### Given instruction:
The data below holds a line containing "Give me the matplotlib source for this chart." and a line containing "c_blue = '#00AEEF'"; please quote exactly those two lines and every line between them, and nothing else.

Source code of charts:
-.-.-

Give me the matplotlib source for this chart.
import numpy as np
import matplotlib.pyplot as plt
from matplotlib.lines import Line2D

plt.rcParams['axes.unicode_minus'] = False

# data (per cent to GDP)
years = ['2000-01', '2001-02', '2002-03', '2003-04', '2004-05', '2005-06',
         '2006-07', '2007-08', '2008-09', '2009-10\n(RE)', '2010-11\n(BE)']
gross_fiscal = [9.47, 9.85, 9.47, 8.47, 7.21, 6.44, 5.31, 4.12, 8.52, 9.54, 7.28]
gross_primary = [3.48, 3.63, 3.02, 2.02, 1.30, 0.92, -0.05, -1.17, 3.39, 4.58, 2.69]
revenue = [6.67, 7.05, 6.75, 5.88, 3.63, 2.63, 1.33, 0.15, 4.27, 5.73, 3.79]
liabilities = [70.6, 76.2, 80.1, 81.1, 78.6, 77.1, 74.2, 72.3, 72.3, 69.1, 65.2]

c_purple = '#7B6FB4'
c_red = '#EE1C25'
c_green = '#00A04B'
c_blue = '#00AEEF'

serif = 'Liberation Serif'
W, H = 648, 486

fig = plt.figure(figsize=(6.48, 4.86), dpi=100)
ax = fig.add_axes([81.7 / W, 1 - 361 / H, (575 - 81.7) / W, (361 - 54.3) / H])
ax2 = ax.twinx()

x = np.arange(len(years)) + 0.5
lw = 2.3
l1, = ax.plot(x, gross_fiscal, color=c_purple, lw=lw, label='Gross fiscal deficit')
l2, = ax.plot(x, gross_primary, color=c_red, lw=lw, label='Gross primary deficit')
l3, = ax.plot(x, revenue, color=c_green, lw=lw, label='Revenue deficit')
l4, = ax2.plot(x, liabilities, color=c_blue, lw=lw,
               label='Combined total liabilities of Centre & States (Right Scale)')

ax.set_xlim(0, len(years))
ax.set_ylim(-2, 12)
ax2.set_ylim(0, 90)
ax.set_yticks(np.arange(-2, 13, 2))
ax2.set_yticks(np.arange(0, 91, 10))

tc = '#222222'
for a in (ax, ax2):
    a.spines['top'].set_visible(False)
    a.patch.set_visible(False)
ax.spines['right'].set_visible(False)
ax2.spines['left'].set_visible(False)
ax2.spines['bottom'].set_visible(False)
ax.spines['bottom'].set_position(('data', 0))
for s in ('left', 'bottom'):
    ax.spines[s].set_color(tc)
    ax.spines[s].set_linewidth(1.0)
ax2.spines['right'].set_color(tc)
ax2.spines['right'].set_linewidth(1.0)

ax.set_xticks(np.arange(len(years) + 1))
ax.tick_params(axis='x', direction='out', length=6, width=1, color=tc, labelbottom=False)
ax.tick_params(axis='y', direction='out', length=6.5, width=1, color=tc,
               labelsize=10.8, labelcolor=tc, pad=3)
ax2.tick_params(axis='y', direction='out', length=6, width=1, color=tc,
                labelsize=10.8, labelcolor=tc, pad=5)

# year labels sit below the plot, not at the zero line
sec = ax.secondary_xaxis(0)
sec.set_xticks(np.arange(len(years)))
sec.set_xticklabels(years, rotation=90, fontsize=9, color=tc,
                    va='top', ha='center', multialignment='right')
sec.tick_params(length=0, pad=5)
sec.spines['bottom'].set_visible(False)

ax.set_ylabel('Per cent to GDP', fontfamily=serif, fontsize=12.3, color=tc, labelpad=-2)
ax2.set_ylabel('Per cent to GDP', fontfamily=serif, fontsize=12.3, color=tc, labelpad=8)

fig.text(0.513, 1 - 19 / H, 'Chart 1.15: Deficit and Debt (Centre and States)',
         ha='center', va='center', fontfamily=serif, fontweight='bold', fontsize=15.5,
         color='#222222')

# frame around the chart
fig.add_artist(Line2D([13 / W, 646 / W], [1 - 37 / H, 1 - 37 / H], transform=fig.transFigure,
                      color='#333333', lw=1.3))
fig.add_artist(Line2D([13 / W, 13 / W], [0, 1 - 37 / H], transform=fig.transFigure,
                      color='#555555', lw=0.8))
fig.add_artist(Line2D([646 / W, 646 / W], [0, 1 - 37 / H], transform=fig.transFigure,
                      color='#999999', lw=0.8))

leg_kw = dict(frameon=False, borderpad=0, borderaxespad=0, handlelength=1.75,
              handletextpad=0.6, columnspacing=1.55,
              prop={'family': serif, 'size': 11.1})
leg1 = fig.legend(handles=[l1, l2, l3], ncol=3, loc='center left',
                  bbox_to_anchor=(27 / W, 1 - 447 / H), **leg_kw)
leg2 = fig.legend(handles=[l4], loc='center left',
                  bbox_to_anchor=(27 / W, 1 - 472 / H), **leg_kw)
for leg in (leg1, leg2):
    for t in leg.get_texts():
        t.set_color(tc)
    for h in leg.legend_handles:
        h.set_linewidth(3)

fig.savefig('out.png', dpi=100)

-.-.-

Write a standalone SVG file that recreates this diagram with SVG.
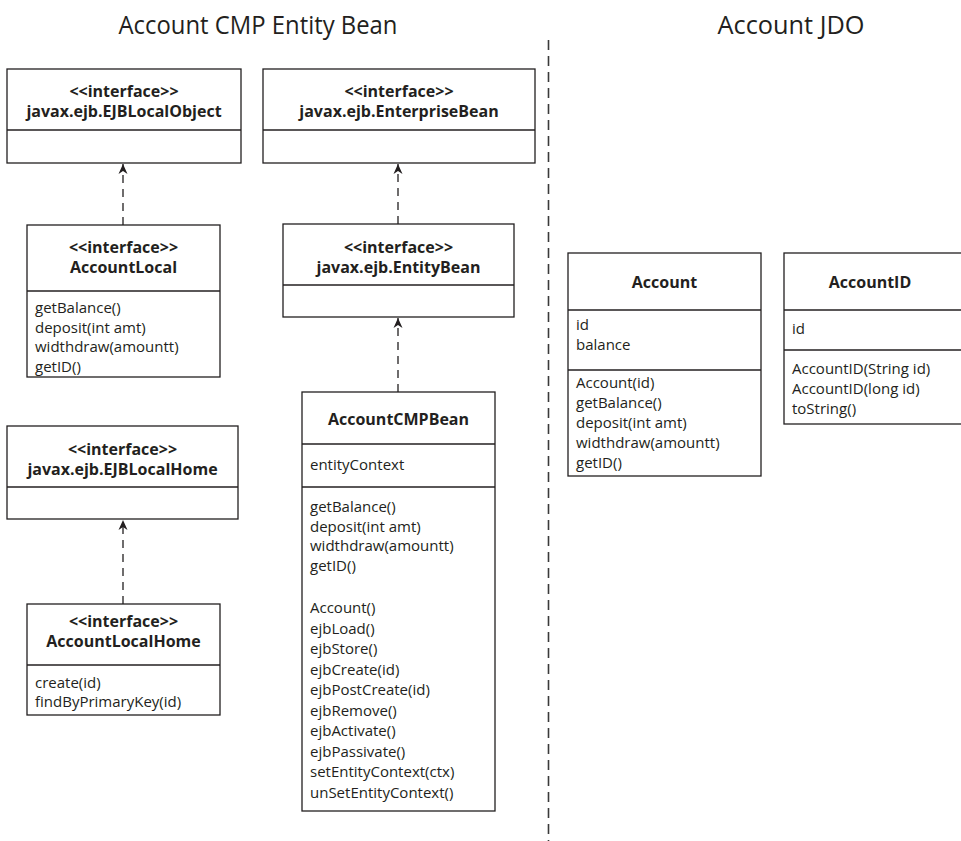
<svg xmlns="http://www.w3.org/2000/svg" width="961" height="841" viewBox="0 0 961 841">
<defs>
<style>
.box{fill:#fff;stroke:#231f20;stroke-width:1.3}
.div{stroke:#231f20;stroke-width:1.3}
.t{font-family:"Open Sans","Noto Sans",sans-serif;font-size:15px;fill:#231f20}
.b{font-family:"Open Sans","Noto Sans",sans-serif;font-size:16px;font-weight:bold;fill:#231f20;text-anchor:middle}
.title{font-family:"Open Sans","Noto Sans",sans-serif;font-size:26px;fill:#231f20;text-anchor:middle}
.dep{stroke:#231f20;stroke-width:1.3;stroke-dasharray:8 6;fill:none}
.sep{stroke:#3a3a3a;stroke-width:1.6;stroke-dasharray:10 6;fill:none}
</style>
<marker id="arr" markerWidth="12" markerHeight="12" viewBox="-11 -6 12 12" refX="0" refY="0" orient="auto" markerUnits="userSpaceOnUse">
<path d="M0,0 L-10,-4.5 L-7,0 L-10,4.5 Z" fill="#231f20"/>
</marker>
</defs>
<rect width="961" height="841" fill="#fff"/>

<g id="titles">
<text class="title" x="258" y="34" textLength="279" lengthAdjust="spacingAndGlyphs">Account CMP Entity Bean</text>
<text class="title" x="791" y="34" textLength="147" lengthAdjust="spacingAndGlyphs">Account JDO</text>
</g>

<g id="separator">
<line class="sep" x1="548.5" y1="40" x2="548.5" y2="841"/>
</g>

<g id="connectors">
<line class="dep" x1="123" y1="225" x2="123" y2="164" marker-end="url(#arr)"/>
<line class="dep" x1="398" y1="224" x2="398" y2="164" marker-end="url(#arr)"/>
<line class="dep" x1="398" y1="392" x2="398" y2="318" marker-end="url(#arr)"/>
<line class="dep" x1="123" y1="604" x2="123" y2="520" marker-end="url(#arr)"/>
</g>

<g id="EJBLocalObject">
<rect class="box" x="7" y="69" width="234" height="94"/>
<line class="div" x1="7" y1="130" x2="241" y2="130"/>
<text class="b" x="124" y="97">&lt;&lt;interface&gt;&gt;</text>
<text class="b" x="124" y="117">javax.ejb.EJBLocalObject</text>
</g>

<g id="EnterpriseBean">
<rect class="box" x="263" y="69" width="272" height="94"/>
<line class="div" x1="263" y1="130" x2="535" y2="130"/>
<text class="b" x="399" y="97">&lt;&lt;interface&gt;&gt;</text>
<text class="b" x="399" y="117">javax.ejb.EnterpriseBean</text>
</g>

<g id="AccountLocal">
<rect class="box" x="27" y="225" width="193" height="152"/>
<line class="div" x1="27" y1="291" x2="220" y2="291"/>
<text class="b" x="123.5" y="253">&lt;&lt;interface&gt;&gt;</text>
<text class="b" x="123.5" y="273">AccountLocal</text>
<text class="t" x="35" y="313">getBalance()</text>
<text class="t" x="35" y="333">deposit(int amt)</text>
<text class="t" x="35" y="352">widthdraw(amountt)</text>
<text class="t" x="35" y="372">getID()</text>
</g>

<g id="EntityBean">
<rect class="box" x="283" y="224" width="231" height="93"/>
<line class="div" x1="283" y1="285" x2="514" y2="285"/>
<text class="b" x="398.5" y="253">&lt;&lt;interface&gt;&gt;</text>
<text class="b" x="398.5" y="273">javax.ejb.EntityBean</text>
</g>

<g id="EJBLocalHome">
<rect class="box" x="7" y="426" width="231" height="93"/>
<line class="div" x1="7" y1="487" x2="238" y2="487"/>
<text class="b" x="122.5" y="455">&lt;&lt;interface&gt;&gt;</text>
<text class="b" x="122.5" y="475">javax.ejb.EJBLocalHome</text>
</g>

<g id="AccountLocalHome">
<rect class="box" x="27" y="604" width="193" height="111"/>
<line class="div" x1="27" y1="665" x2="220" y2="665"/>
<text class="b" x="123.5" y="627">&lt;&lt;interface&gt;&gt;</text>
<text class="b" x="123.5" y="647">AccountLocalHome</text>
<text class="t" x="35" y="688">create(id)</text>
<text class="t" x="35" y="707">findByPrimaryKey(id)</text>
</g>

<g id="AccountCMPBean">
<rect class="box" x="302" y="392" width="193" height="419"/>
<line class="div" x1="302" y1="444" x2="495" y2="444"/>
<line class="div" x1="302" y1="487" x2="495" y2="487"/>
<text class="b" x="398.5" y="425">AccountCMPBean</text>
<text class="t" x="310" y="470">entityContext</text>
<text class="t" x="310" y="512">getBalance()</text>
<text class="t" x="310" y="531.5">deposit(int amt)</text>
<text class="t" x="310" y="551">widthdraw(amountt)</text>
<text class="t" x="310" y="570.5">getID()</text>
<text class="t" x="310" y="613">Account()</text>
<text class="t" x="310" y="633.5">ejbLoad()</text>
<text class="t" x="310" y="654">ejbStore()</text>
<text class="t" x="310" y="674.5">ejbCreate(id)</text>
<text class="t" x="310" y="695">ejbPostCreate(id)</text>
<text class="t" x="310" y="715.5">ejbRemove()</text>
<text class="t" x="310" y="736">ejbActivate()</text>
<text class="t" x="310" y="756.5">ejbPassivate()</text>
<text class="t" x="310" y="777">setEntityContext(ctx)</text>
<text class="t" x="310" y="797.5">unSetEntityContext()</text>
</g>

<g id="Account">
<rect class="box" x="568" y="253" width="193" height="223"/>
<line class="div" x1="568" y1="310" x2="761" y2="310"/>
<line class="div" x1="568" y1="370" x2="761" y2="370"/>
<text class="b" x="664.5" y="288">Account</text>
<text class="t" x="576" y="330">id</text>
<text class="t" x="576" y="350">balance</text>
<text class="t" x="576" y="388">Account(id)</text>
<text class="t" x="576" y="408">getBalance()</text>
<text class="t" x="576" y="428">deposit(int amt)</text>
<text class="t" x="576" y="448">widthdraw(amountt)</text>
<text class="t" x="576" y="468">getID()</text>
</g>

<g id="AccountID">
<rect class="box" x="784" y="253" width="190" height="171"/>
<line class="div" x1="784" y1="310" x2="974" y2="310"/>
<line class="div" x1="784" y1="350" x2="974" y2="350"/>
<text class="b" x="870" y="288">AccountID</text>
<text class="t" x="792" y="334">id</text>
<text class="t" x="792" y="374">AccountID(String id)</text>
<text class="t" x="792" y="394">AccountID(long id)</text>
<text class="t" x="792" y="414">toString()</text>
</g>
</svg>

-.-.-

### Completed task:
Give me the matplotlib source for this chart.
import numpy as np
import matplotlib.pyplot as plt
from matplotlib.lines import Line2D

plt.rcParams['axes.unicode_minus'] = False

# data (per cent to GDP)
years = ['2000-01', '2001-02', '2002-03', '2003-04', '2004-05', '2005-06',
         '2006-07', '2007-08', '2008-09', '2009-10\n(RE)', '2010-11\n(BE)']
gross_fiscal = [9.47, 9.85, 9.47, 8.47, 7.21, 6.44, 5.31, 4.12, 8.52, 9.54, 7.28]
gross_primary = [3.48, 3.63, 3.02, 2.02, 1.30, 0.92, -0.05, -1.17, 3.39, 4.58, 2.69]
revenue = [6.67, 7.05, 6.75, 5.88, 3.63, 2.63, 1.33, 0.15, 4.27, 5.73, 3.79]
liabilities = [70.6, 76.2, 80.1, 81.1, 78.6, 77.1, 74.2, 72.3, 72.3, 69.1, 65.2]

c_purple = '#7B6FB4'
c_red = '#EE1C25'
c_green = '#00A04B'
c_blue = '#00AEEF'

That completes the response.